We chose to follow the sample code and save:

the program counter, PC, on the stack with a call instruction
the 32 I/O registers, r0 to r31, on the stack
the status register, SREG, on the stack
the stack pointer, SP, in a variable

See the context switching page. We could have chosen some other location, such as individual variables for each item for each task for example. But the assembly instructions for pushing and popping the stack are quite fast. Also, historically, many CISC processors have an instruction that saves the context on the stack, although RISC processors such the AT90 do not. We followed tradition and used the stack.

The stack for each task lies within an array defined inside a struct, called a task descriptor, which collects all the data pertaining to the task. All of the task descriptors lie in an array of these structs. Since we know the maximum number of tasks at compile-time, all this data is statically defined, and fixed before the application is run.

Another option, which we rejected, is to dynamically allocate storage for tasks as they are created with calls to malloc(). This is never a good idea in an embedded system. With its limited resources, an embedded system couldn't practically implement virtual memory or swap space nor any other mechanism used by larger operating systems to abstract the physical memory. More importantly, for a real-time system, we value the predictability of the response time when creating a task.

Queues as Linked Lists

Because the design of the OS in the os.h file provided to us, the natural data structure to employ for scheduling tasks is a set of singly-linked lists. For each of the queues we need:

RR task ready queue, scheduled round-robin
SYSTEM task ready queue, scheduled first-come, first-served
queues of blocked tasks waiting for a signal
the dead pool of empty task descriptors

Tasks always enter at one end of the queue, and leave from the other. Minor modifications to the OS design would change this. For example, if one task could cause some other task to terminate, then the killed task might have to be removed from the middle of a queue.

For the elements of the lists, we chose to use the task descriptors themselves. We merely added a pointer variable inside the struct to point to the next task in whichever queue the task is in at the moment. The lists are accessed with pointers to the head and tail via queue() and dequeue() functions.

System Calls

We wanted the kernel to respond to one system call at a time. So each of the public system calls first disables interrupts before setting a variable to indicate the nature of the call, then causes the processor to switch to the kernel's context. Because interrupts are disabled, no interrupt service routine, or ISR, can overwrite that variable before the kernel reads it. So there only needs to be one copy of a variable to hold the current request to the kernel. By the same reasoning, there need be only one copy of the arguments and return values needed for the various calls.

OS Idling

When there is no task to run, the processor still must do something as the timers tick. But in what context should the processor run?

The two choices we considered were the kernel context, and a separate "idle task" context. The advantage of using the kernel context is that when an interrupt does occur that has an interrupt service routine that causes some task to become ready to run, the kernel can respond much more quickly. If the processor is idling in a useless task, then the processor must spend time switching out of that context and into the kernel's. As well, the idle task will need its own stack which consumes memory.
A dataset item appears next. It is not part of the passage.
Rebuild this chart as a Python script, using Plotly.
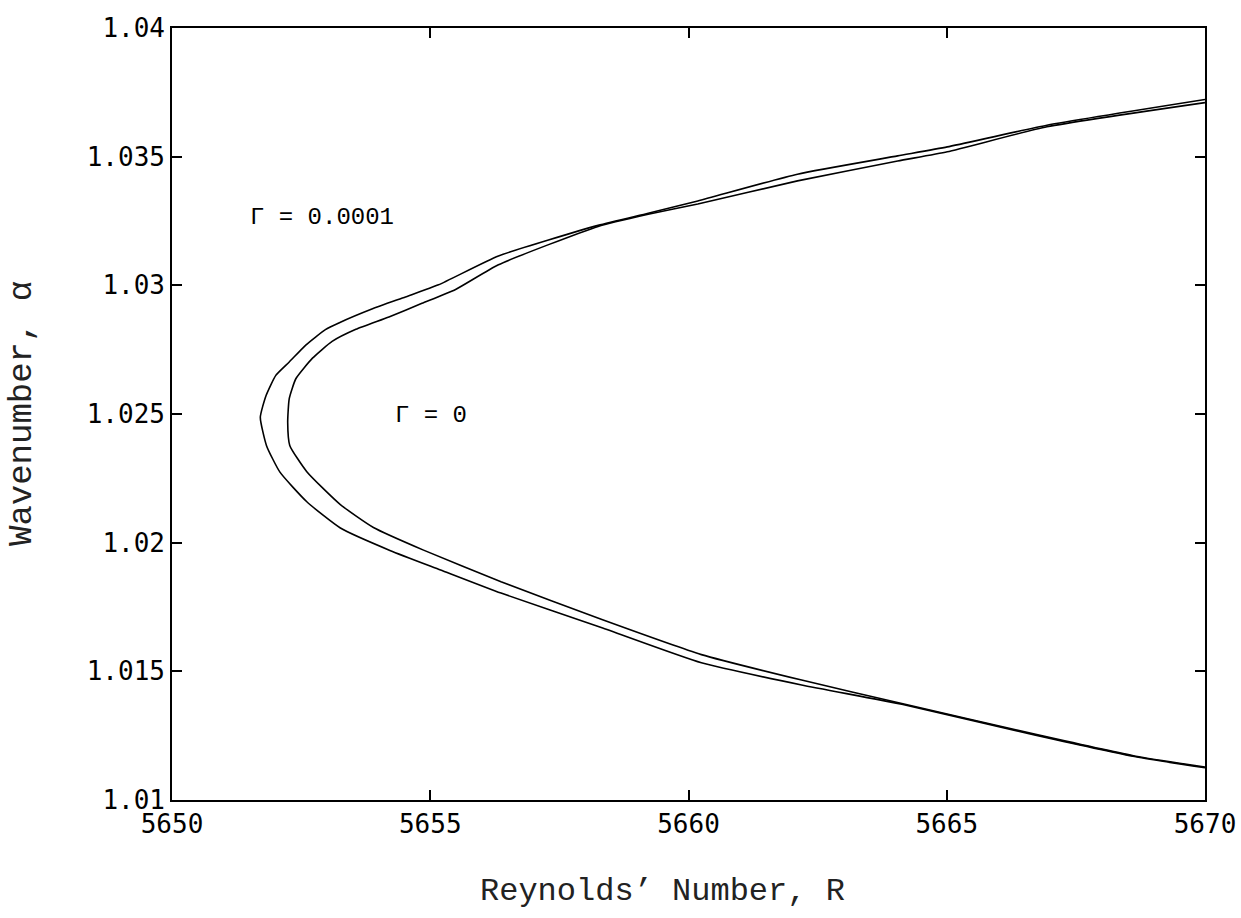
import plotly.graph_objects as go

# Gamma = 0.0001 (outer curve), ordered upper branch -> nose -> lower branch
R_g1 = [5670, 5666.94, 5665.01, 5664.05, 5662.11, 5660.18, 5659.22, 5658.25, 5656.32, 5655.16,
        5654.52, 5653.87, 5653.23, 5652.97, 5652.59, 5652.27, 5652.01, 5651.82, 5651.71,
        5651.83, 5652.09, 5652.61, 5653.26, 5654.23, 5655.20, 5656.37, 5658.31, 5660.25,
        5662.19, 5664.13, 5666.72, 5668.66, 5670]
a_g1 = [1.03722, 1.03622, 1.03538, 1.03503, 1.03432, 1.03328, 1.0328, 1.03233, 1.03114, 1.03002,
        1.02955, 1.02908, 1.02854, 1.02828, 1.02768, 1.02702, 1.0265, 1.02571, 1.02487,
        1.02377, 1.02274, 1.02159, 1.02057, 1.01969, 1.01894, 1.01804, 1.0167, 1.01533,
        1.01447, 1.01372, 1.01252, 1.01168, 1.01125]

# Gamma = 0 (inner curve)
R_g0 = [5670, 5666.94, 5665.01, 5664.05, 5662.11, 5660.18, 5659.22, 5658.25, 5656.32, 5655.49,
        5654.84, 5654.2, 5653.56, 5653.1, 5652.72, 5652.4, 5652.27, 5652.24, 5652.28,
        5652.61, 5653.26, 5653.9, 5654.87, 5656.37, 5658.31, 5660.25, 5662.19, 5664.13,
        5666.72, 5668.66, 5670]
a_g0 = [1.0371, 1.03616, 1.03519, 1.03483, 1.03406, 1.03316, 1.03276, 1.03229, 1.0308, 1.02984,
        1.0293, 1.02877, 1.02829, 1.02782, 1.02717, 1.02638, 1.0256, 1.02467, 1.02378,
        1.02276, 1.02148, 1.02059, 1.01971, 1.01848, 1.01702, 1.01565, 1.01466, 1.01375,
        1.01255, 1.0117, 1.01128]

x_ticks = [5650, 5655, 5660, 5665, 5670]
x_tick_text = ["5650", "5655", "5660", "5665", "5670"]
y_ticks = [1.01, 1.015, 1.02, 1.025, 1.03, 1.035, 1.04]
y_tick_text = ["1.01", "1.015", "1.02", "1.025", "1.03", "1.035", "1.04"]

labels = ["\u0393 = 0.0001", "\u0393 = 0"]
label_x = [5651.48, 5654.27]
label_y = [1.03262, 1.02493]

x_title = "Reynolds\u2019 Number, R"
y_title = "Wavenumber, \u03b1"

fig = go.Figure()
fig.add_trace(go.Scatter(x=R_g1, y=a_g1, mode="lines", name="\u0393 = 0.0001",
                         line=dict(color="black", width=1.6, shape="spline", smoothing=0.5),
                         showlegend=False))
fig.add_trace(go.Scatter(x=R_g0, y=a_g0, mode="lines", name="\u0393 = 0",
                         line=dict(color="black", width=1.6, shape="spline", smoothing=0.5),
                         showlegend=False))

for t, lx, ly in zip(labels, label_x, label_y):
    fig.add_annotation(x=lx, y=ly, text=t, showarrow=False, xanchor="left", yanchor="middle",
                       font=dict(family="Liberation Mono", size=24, color="black"))

titlefont = dict(family="Liberation Mono", size=32, color="#222")
fig.add_annotation(xref="paper", yref="paper", x=0.475, y=-0.119, text=x_title,
                   showarrow=False, xanchor="center", yanchor="middle", font=titlefont)
fig.add_annotation(xref="paper", yref="paper", x=-0.1452, y=0.5, text=y_title, textangle=-90,
                   showarrow=False, xanchor="center", yanchor="middle",
                   font=dict(family="Liberation Mono", size=34, color="#222"))

tickfont = dict(family="DejaVu Sans Mono", size=26, color="black")

fig.update_xaxes(range=[5650, 5670], tickmode="array", tickvals=x_ticks, ticktext=x_tick_text,
                 ticks="inside", ticklen=10, tickwidth=1.5, tickcolor="black",
                 showline=True, linecolor="black", linewidth=1.6, mirror="ticks",
                 showgrid=False, zeroline=False, tickfont=tickfont, automargin=False)
fig.update_yaxes(range=[1.01, 1.04], tickmode="array", tickvals=y_ticks, ticktext=y_tick_text,
                 ticks="inside", ticklen=10, tickwidth=1.5, tickcolor="black",
                 showline=True, linecolor="black", linewidth=1.6, mirror="ticks",
                 showgrid=False, zeroline=False, tickfont=tickfont, automargin=False)

fig.update_layout(width=1241, height=918, margin=dict(l=172, r=36, t=28, b=118),
                  paper_bgcolor="white", plot_bgcolor="white")

fig.write_html("out.html")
In the first choice, the processor idles using the kernel's stack.

But ultimately, we chose the second option. The reason is that the OS specification does not stipulate if or how ISRs can make system calls, and there is no way to tell if a call came from inside one. In order to use the option of idling within the kernel, we need to specify certain rules for system calls within ISRs. For example, only allow signals or broadcasts on events, and then only once as the last statement of the ISR.

ISRs and System Calls

Because there are no restrictions on interrupt service routines calling system calls, we implicitly allow them. But then we have to decide the semantics of the calls. Specifically, in which context, and on whose behalf, is the call being made?

One answer is that the ISR is operating outside of every task. This is the usual notion of ISR such as used in device drivers on other systems, for example. The system is responding to stimuli that are independent of the task. But these ISRs do not normally make system calls.
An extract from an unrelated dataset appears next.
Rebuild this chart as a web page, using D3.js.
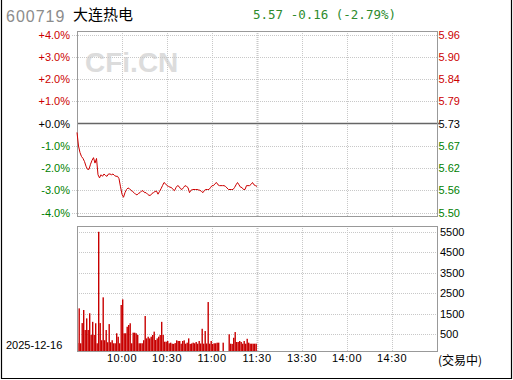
<!DOCTYPE html>
<html>
<head>
<meta charset="utf-8">
<script src="https://cdn.jsdelivr.net/npm/d3@7"></script>
<style>
body { margin: 0; background: #fff; }
svg { display: block; }
</style>
</head>
<body>
<div id="chartid"></div>
<script>
/***** data *****/
var stockCode = "600719";
var stockName = "大连热电";
var prevClose = 5.73;
var lastPrice = 5.57;
var tradeDate = "2025-12-16";
var statusText = "(交易中)";

var pctTicks = [4, 3, 2, 1, 0, -1, -2, -3, -4];
var priceTicks = ["5.96", "5.90", "5.84", "5.79", "5.73", "5.67", "5.62", "5.56", "5.50"];
var volTicks = [5500, 4500, 3500, 2500, 1500, 500];
var timeTicks = [30, 60, 90, 120, 150, 180, 210];
var timeLabels = ["10:00", "10:30", "11:00", "11:30", "13:30", "14:00", "14:30"];

// one value per minute, 9:30 -> 11:30
var prices = [
  5.707, 5.672, 5.655, 5.645, 5.640, 5.632, 5.620, 5.612, 5.612, 5.625,
  5.635, 5.642, 5.628, 5.640, 5.598, 5.590, 5.598, 5.594, 5.600, 5.596,
  5.594, 5.600, 5.600, 5.598, 5.600, 5.596, 5.594, 5.594, 5.588, 5.567,
  5.548, 5.540, 5.552, 5.560, 5.564, 5.562, 5.558, 5.555, 5.552, 5.548,
  5.546, 5.550, 5.552, 5.556, 5.557, 5.552, 5.552, 5.548, 5.545, 5.545,
  5.550, 5.552, 5.555, 5.556, 5.548, 5.555, 5.562, 5.570, 5.578, 5.575,
  5.570, 5.568, 5.566, 5.565, 5.560, 5.557, 5.565, 5.570, 5.568, 5.562,
  5.560, 5.565, 5.570, 5.568, 5.565, 5.552, 5.558, 5.560, 5.560, 5.560,
  5.560, 5.559, 5.558, 5.555, 5.552, 5.558, 5.560, 5.560, 5.560, 5.565,
  5.570, 5.570, 5.575, 5.578, 5.572, 5.570, 5.570, 5.570, 5.570, 5.568,
  5.564, 5.560, 5.560, 5.560, 5.560, 5.565, 5.572, 5.578, 5.572, 5.566,
  5.565, 5.560, 5.560, 5.570, 5.570, 5.570, 5.573, 5.578, 5.572, 5.570,
  5.568
];
var volumes = [
  60, 1760, 50, 1040, 1680, 700, 1270, 700, 1520, 460,
  1100, 460, 1030, 50, 5510, 1040, 200, 2300, 200, 700,
  100, 990, 100, 200, 50, 50, 540, 370, 50, 1925,
  2200, 540, 540, 860, 945, 1030, 50, 570, 570, 540,
  460, 50, 50, 50, 200, 1385, 290, 372, 290, 372,
  455, 620, 210, 290, 372, 455, 1100, 455, 127, 127,
  162, 50, 80, 30, 20, 60, 195, 162, 162, 30,
  162, 195, 30, 80, 290, 20, 40, 80, 50, 113,
  30, 162, 40, 760, 30, 650, 40, 2070, 30, 162,
  20, 50, 50, 80, 80, 0, 0, 80, 0, 0,
  0, 490, 30, 20, 320, 600, 113, 113, 162, 113,
  30, 162, 30, 270, 80, 30, 30, 30, 30, 30,
  0
];

/***** layout *****/
var width = 513;
var height = 380;
var left = 77, right = 437;
var priceTop = 31, priceBottom = 216;
var volTop = 226, volBottom = 351;

var svg = d3.select("div#chartid")
  .append("svg")
  .attr("width", width)
  .attr("height", height)
;

//scales
var x = d3.scaleLinear().domain([0, 240]).range([left, right]);
var y = d3.scaleLinear().domain([-4, 4]).range([212.5, 34.5]);
var yVol = d3.scaleLinear().domain([0, 5500]).range([344.3, 232]);

var pctOf = function(p) { return (p / prevClose - 1) * 100; };

//outer frame (no top edge)
svg.append("path")
  .attr("d", "M1.5,0 V378.5 H511.5 V0")
  .attr("fill", "none")
  .attr("stroke", "#000")
  .attr("stroke-width", 1.2)
;

//watermark
svg.append("text")
  .attr("x", 85)
  .attr("y", 72)
  .attr("font-family", "Liberation Sans, Arial, sans-serif")
  .attr("font-weight", "bold")
  .attr("font-size", 28)
  .attr("fill", "#dcdcdc")
  .text("CFi.CN")
;

/***** header *****/
svg.append("text")
  .attr("x", 6)
  .attr("y", 21.5)
  .attr("font-family", "Liberation Sans, Arial, sans-serif")
  .attr("font-size", 16)
  .attr("letter-spacing", 1)
  .attr("fill", "#8c8c8c")
  .text(stockCode)
;
svg.append("text")
  .attr("x", 73)
  .attr("y", 20)
  .attr("font-family", "Noto Sans CJK SC, sans-serif")
  .attr("font-size", 15)
  .attr("fill", "#000")
  .text(stockName)
;
var change = lastPrice - prevClose;
svg.append("text")
  .attr("x", 253)
  .attr("y", 18.5)
  .attr("font-family", "DejaVu Sans Mono, monospace")
  .attr("font-size", 12.5)
  .attr("fill", "#2e8b2e")
  .text(lastPrice.toFixed(2) + " " + change.toFixed(2) + " (" + (change / prevClose * 100).toFixed(2) + "%)")
;

/***** price panel *****/
var colorOf = function(v) { return v > 0 ? "#cc0000" : (v < 0 ? "#008000" : "#000"); };

svg.append("g")
  .selectAll("line")
  .data(pctTicks.filter(function(d) { return d !== 0; }))
  .join("line")
  .attr("x1", 72).attr("x2", right)
  .attr("y1", function(d) { return Math.round(y(d)) + 0.5; })
  .attr("y2", function(d) { return Math.round(y(d)) + 0.5; })
  .attr("stroke", "#c8c8c8")
  .attr("stroke-dasharray", "1,1")
;

//vertical grid in both panels
[[priceTop, priceBottom], [volTop, volBottom]].forEach(function(r) {
  svg.append("g")
    .selectAll("line")
    .data(timeTicks)
    .join("line")
    .attr("x1", function(d) { return Math.round(x(d)) + 0.5; })
    .attr("x2", function(d) { return Math.round(x(d)) + 0.5; })
    .attr("y1", r[0]).attr("y2", r[1])
    .attr("stroke", "#c8c8c8")
    .attr("stroke-width", function(d) { return d === 120 ? 2 : 1; })
    .attr("stroke-dasharray", "1,1")
  ;
});

//zero line
svg.append("line")
  .attr("x1", left).attr("x2", right + 2)
  .attr("y1", y(0)).attr("y2", y(0))
  .attr("stroke", "#666")
  .attr("stroke-width", 1.6)
;

svg.append("rect")
  .attr("x", left + 0.5).attr("y", priceTop + 0.5)
  .attr("width", right - left).attr("height", priceBottom - priceTop)
  .attr("fill", "none")
  .attr("stroke", "#999")
;

//left pct labels
svg.append("g")
  .selectAll("text")
  .data(pctTicks)
  .join("text")
  .attr("x", 70)
  .attr("y", function(d) { return y(d) + 4; })
  .attr("text-anchor", "end")
  .attr("font-family", "Liberation Sans, Arial, sans-serif")
  .attr("font-size", 11)
  .attr("fill", colorOf)
  .text(function(d) { return (d >= 0 ? "+" : "") + d.toFixed(1) + "%"; })
;

//right price labels
svg.append("g")
  .selectAll("text")
  .data(priceTicks)
  .join("text")
  .attr("x", 438.5)
  .attr("y", function(d, i) { return y(pctTicks[i]) + 4; })
  .attr("font-family", "Liberation Sans, Arial, sans-serif")
  .attr("font-size", 11)
  .attr("fill", function(d, i) { return colorOf(pctTicks[i]); })
  .text(function(d) { return d; })
;

//price line
var line = d3.line()
  .x(function(d, i) { return x(i); })
  .y(function(d) { return y(pctOf(d)); })
;
svg.append("path")
  .datum(prices)
  .attr("d", line)
  .attr("fill", "none")
  .attr("stroke", "#cc0000")
  .attr("stroke-width", 1)
;

/***** volume panel *****/
svg.append("g")
  .selectAll("line")
  .data(volTicks)
  .join("line")
  .attr("x1", left).attr("x2", right)
  .attr("y1", function(d) { return Math.round(yVol(d)) + 0.5; })
  .attr("y2", function(d) { return Math.round(yVol(d)) + 0.5; })
  .attr("stroke", "#c8c8c8")
  .attr("stroke-dasharray", "1,1")
;

svg.append("g")
  .selectAll("rect")
  .data(volumes)
  .join("rect")
  .attr("x", function(d, i) { return x(i); })
  .attr("y", function(d) { return yVol(d); })
  .attr("width", 1.4)
  .attr("height", function(d) { return d > 0 ? volBottom - yVol(d) : 0; })
  .attr("fill", "#c80000")
;

svg.append("rect")
  .attr("x", left + 0.5).attr("y", volTop + 0.5)
  .attr("width", right - left).attr("height", volBottom - volTop)
  .attr("fill", "none")
  .attr("stroke", "#999")
;

svg.append("g")
  .selectAll("text")
  .data(volTicks)
  .join("text")
  .attr("x", 440)
  .attr("y", function(d) { return yVol(d) + 4; })
  .attr("font-family", "Liberation Sans, Arial, sans-serif")
  .attr("font-size", 11)
  .attr("fill", "#000")
  .text(function(d) { return d; })
;

//time labels
svg.append("g")
  .selectAll("text")
  .data(timeTicks)
  .join("text")
  .attr("x", function(d) { return x(d); })
  .attr("y", 362)
  .attr("text-anchor", "middle")
  .attr("font-family", "Liberation Sans, Arial, sans-serif")
  .attr("font-size", 11)
  .attr("letter-spacing", 0.5)
  .attr("fill", "#000")
  .text(function(d, i) { return timeLabels[i]; })
;

svg.append("text")
  .attr("x", 6)
  .attr("y", 348.5)
  .attr("font-family", "Liberation Sans, Arial, sans-serif")
  .attr("font-size", 11)
  .attr("fill", "#000")
  .text(tradeDate)
;
svg.append("text")
  .attr("x", 438)
  .attr("y", 365)
  .attr("font-family", "Noto Sans CJK SC, sans-serif")
  .attr("font-size", 12)
  .attr("fill", "#000")
  .text(statusText)
;
</script>
</body>
</html>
Since we implicitly allow all system calls, it makes sense to consider that an ISR makes a system call on behalf of the currently running task. This makes no difference for Task_Create() or Event_Signal(), but Event_Wait() or Task_Terminate() have a profound effect on the current task. And we could envision application designers using ISRs in this way. For example, system level task scheduling could be changed to be round-robin by creating an ISR that periodically calls Task_Next(). Or an ISR could kill random tasks by calling Task_Terminate(), or make them wait with Event_Wait().

As well, an ISR might make two system calls, such as signaling on an event exactly twice. In this case we need someplace for the first system call to return to. If some task is running, then the solution is apparent: use the current task's context to save the state.
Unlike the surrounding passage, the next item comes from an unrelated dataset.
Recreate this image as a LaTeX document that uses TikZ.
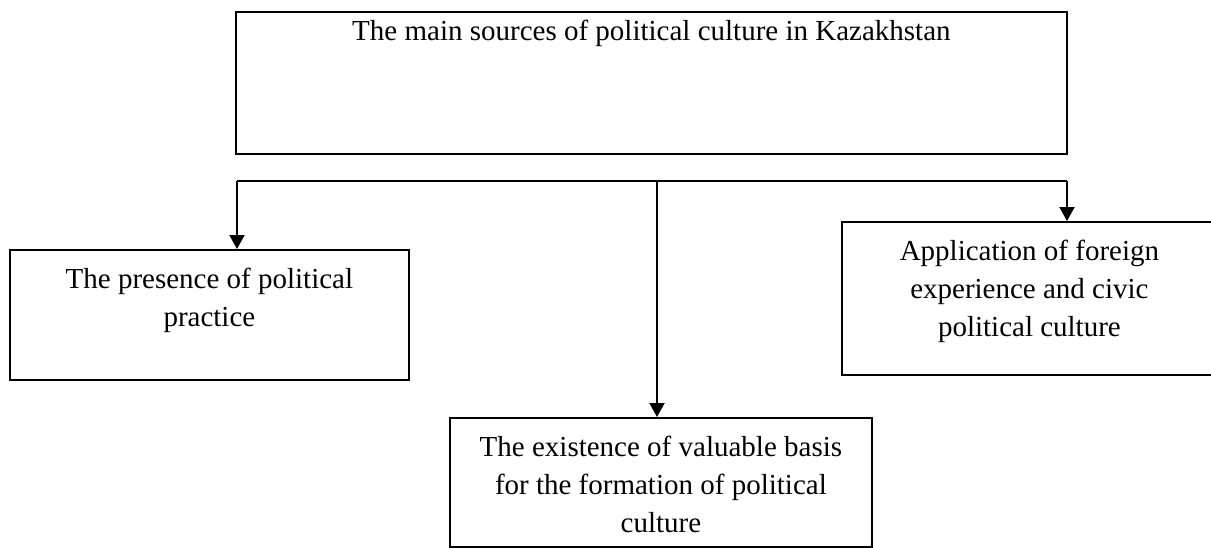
\documentclass[tikz,border=0pt]{standalone}
\usepackage{fontspec}
\setmainfont{Liberation Serif}
\usetikzlibrary{
  arrows.meta,
  calc
}
\tikzset{
  source box/.style={draw,line width=1.8pt,anchor=north west,inner sep=0pt},
  source text/.style={anchor=north,align=center,inner sep=0pt,font=\fontsize{29}{38}\selectfont},
  branch/.style={line width=2pt},
  branch arrow/.style={branch,-{Triangle[width=15pt,length=14pt]}},
}

\begin{document}
\begin{tikzpicture}[x=1pt,y=-1pt]
\useasboundingbox (0,0) rectangle (1211,547);
\node[source box,minimum width=831pt,minimum height=142pt] (main) at (235,11) {};
\node[source box,minimum width=399pt,minimum height=130pt] (practice) at (9,249) {};
\node[source box,minimum width=422pt,minimum height=129pt] (values) at (449,417) {};
\node[source box,minimum width=375pt,minimum height=153pt] (foreign) at (841,221) {};

\node[source text] (main text) at ([yshift=-9pt]main.north) {The main sources of political culture in Kazakhstan};
\node[source text] (practice text) at ([yshift=-19pt]practice.north) {The presence of political\\practice};
\node[source text] (values text) at ([yshift=-19pt]values.north) {The existence of valuable basis\\for the formation of political\\culture};
\node[source text] (foreign text) at ([yshift=-19pt]foreign.north) {Application of foreign\\experience and civic\\political culture};

\coordinate (bus west) at (237,181);
\coordinate (bus) at (657,181);
\coordinate (bus east) at (1067,181);
\draw[branch] (bus west) -- (bus east);
\foreach \from/\to in {bus west/practice, bus/values, bus east/foreign}
{
  \draw[branch arrow] (\from) -- (\from |- \to.north);
}
\end{tikzpicture}
\end{document}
But if no task is running and the OS is idling, we can't use the same solution if the idling is occurring in the kernel's own context. With the restrictions suggested above, we could just forget the rest of the ISR and never return to it without any problem. But since we do allow unconventional ISRs, the only solution we could find is to use an idle task and give it its own context and stack space.

Event Handles

In the os.h file, Event_Init() conveniently returns a pointer to a struct. The intention seems to make it easy to access the event's waiting queues in the other Event system calls. But it is generally a dangerous practice to allow tasks to access internal kernel variables. What would happen if the user task signaled with a pointer that didn't actually point to such a structure? How could the kernel code check?

Since we are forced to used pointers to structs, but don't want to, we employ a simple subterfuge. The "pointers" referred to in the Event system calls are merely integers cast as pointers, with values from 0 to num_events_created - 1. Then it becomes easy to check if the pointer is valid; simply cast it to an integer and check if it is in the right range.

This technique is generally known as using handles to objects, where the handle must be converted into a pointer inside the private code. It takes a few extra steps to do this, but the code eliminates many hard-to-find errors.